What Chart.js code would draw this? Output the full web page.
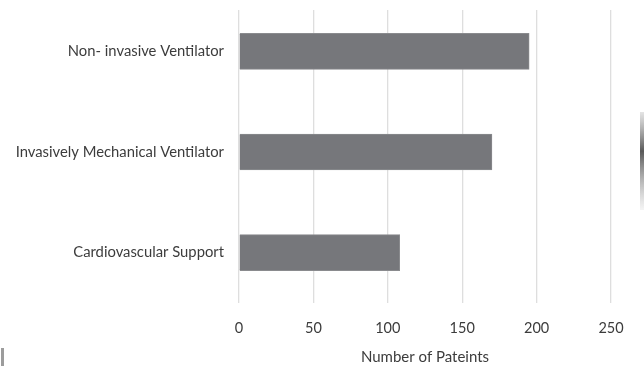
<!DOCTYPE html>
<html>
<head>
<meta charset="utf-8">
<script src="https://cdn.jsdelivr.net/npm/chart.js@4.4.0/dist/chart.umd.min.js"></script>
<style>
    html, body { margin: 0; padding: 0; background: #fff; }
    #wrap { width: 644px; height: 378px; }
</style>
</head>
<body>
<div id="wrap"><canvas id="supportChart"></canvas></div>
<script>
// --- Data ---
const supportTypes = ["Non- invasive Ventilator", "Invasively Mechanical Ventilator", "Cardiovascular Support"];
const patientCounts = [195, 170, 108];
const xTicks = [0, 50, 100, 150, 200, 250];

const textColor = "#3c3c3c";
const fontFamily = "Lato, 'Open Sans', sans-serif";

// blank out the gridlines above the first few pixels of the plot
const gridTopTrim = {
    id: "gridTopTrim",
    beforeDatasetsDraw(chart) {
        const { ctx, chartArea } = chart;
        ctx.save();
        ctx.fillStyle = "#fff";
        ctx.fillRect(chartArea.left - 2, 0, chartArea.right - chartArea.left + 4, 10);
        ctx.restore();
    },
    afterDraw(chart) {
        // faint edges of neighbouring figures at the borders
        const { ctx } = chart;
        ctx.save();
        let g = ctx.createLinearGradient(0, 112, 0, 210);
        g.addColorStop(0, "rgba(120,120,120,0.2)");
        g.addColorStop(0.4, "rgba(70,70,70,0.9)");
        g.addColorStop(1, "rgba(150,150,150,0.1)");
        ctx.fillStyle = g;
        ctx.fillRect(640, 112, 4, 98);
        ctx.fillStyle = "rgba(90,90,90,0.6)";
        ctx.fillRect(1, 348, 3, 18);
        ctx.restore();
    }
};

new Chart(document.getElementById("supportChart"), {
    type: "bar",
    data: {
        labels: supportTypes,
        datasets: [{
            data: patientCounts,
            backgroundColor: "#76777b",
            borderColor: "#8a8b8e",
            borderWidth: 1,
            barThickness: 36,
        }]
    },
    options: {
        indexAxis: "y",
        responsive: true,
        maintainAspectRatio: false,
        animation: false,
        layout: { padding: { top: 1, right: 33, left: 0, bottom: 0 } },
        plugins: {
            legend: { display: false },
            tooltip: { enabled: false },
        },
        scales: {
            x: {
                min: 0,
                max: 250,
                border: { display: false },
                grid: { color: "#dedede", lineWidth: 1.3, drawTicks: false },
                afterBuildTicks: (scale) => {
                    scale.ticks = xTicks.map((v) => ({ value: v }));
                },
                afterFit: (scale) => { scale.height = 75; },
                ticks: {
                    padding: 17,
                    color: textColor,
                    font: { family: fontFamily, size: 14.5 },
                },
                title: {
                    display: true,
                    text: "Number of Pateints",
                    color: textColor,
                    padding: { top: 0, bottom: 12 },
                    font: { family: fontFamily, size: 15 },
                },
            },
            y: {
                border: { display: false },
                grid: { display: false, drawTicks: false },
                afterFit: (scale) => {
                    scale.width = 239;
                    scale.paddingTop = 0;
                    scale.paddingBottom = 0;
                },
                ticks: {
                    padding: 15,
                    color: textColor,
                    font: { family: fontFamily, size: 14.8 },
                },
            },
        },
    },
    plugins: [gridTopTrim],
});
</script>
</body>
</html>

=-=-=

» **SHORT TASK**: Without including any pictures, reproduce the listing exactly.

» **SOLUTION FOR THIS EXERCISE**:
What Chart.js code would draw this? Output the full web page.
<!DOCTYPE html>
<html>
<head>
<meta charset="utf-8">
<script src="https://cdn.jsdelivr.net/npm/chart.js@4.4.0/dist/chart.umd.min.js"></script>
<style>
    html, body { margin: 0; padding: 0; background: #fff; }
    #wrap { width: 644px; height: 378px; }
</style>
</head>
<body>
<div id="wrap"><canvas id="supportChart"></canvas></div>
<script>
// --- Data ---
const supportTypes = ["Non- invasive Ventilator", "Invasively Mechanical Ventilator", "Cardiovascular Support"];
const patientCounts = [195, 170, 108];
const xTicks = [0, 50, 100, 150, 200, 250];

const textColor = "#3c3c3c";
const fontFamily = "Lato, 'Open Sans', sans-serif";

// blank out the gridlines above the first few pixels of the plot
const gridTopTrim = {
    id: "gridTopTrim",
    beforeDatasetsDraw(chart) {
        const { ctx, chartArea } = chart;
        ctx.save();
        ctx.fillStyle = "#fff";
        ctx.fillRect(chartArea.left - 2, 0, chartArea.right - chartArea.left + 4, 10);
        ctx.restore();
    },
    afterDraw(chart) {
        // faint edges of neighbouring figures at the borders
        const { ctx } = chart;
        ctx.save();
        let g = ctx.createLinearGradient(0, 112, 0, 210);
        g.addColorStop(0, "rgba(120,120,120,0.2)");
        g.addColorStop(0.4, "rgba(70,70,70,0.9)");
        g.addColorStop(1, "rgba(150,150,150,0.1)");
        ctx.fillStyle = g;
        ctx.fillRect(640, 112, 4, 98);
        ctx.fillStyle = "rgba(90,90,90,0.6)";
        ctx.fillRect(1, 348, 3, 18);
        ctx.restore();
    }
};

new Chart(document.getElementById("supportChart"), {
    type: "bar",
    data: {
        labels: supportTypes,
        datasets: [{
            data: patientCounts,
            backgroundColor: "#76777b",
            borderColor: "#8a8b8e",
            borderWidth: 1,
            barThickness: 36,
        }]
    },
    options: {
        indexAxis: "y",
        responsive: true,
        maintainAspectRatio: false,
        animation: false,
        layout: { padding: { top: 1, right: 33, left: 0, bottom: 0 } },
        plugins: {
            legend: { display: false },
            tooltip: { enabled: false },
        },
        scales: {
            x: {
                min: 0,
                max: 250,
                border: { display: false },
                grid: { color: "#dedede", lineWidth: 1.3, drawTicks: false },
                afterBuildTicks: (scale) => {
                    scale.ticks = xTicks.map((v) => ({ value: v }));
                },
                afterFit: (scale) => { scale.height = 75; },
                ticks: {
                    padding: 17,
                    color: textColor,
                    font: { family: fontFamily, size: 14.5 },
                },
                title: {
                    display: true,
                    text: "Number of Pateints",
                    color: textColor,
                    padding: { top: 0, bottom: 12 },
                    font: { family: fontFamily, size: 15 },
                },
            },
            y: {
                border: { display: false },
                grid: { display: false, drawTicks: false },
                afterFit: (scale) => {
                    scale.width = 239;
                    scale.paddingTop = 0;
                    scale.paddingBottom = 0;
                },
                ticks: {
                    padding: 15,
                    color: textColor,
                    font: { family: fontFamily, size: 14.8 },
                },
            },
        },
    },
    plugins: [gridTopTrim],
});
</script>
</body>
</html>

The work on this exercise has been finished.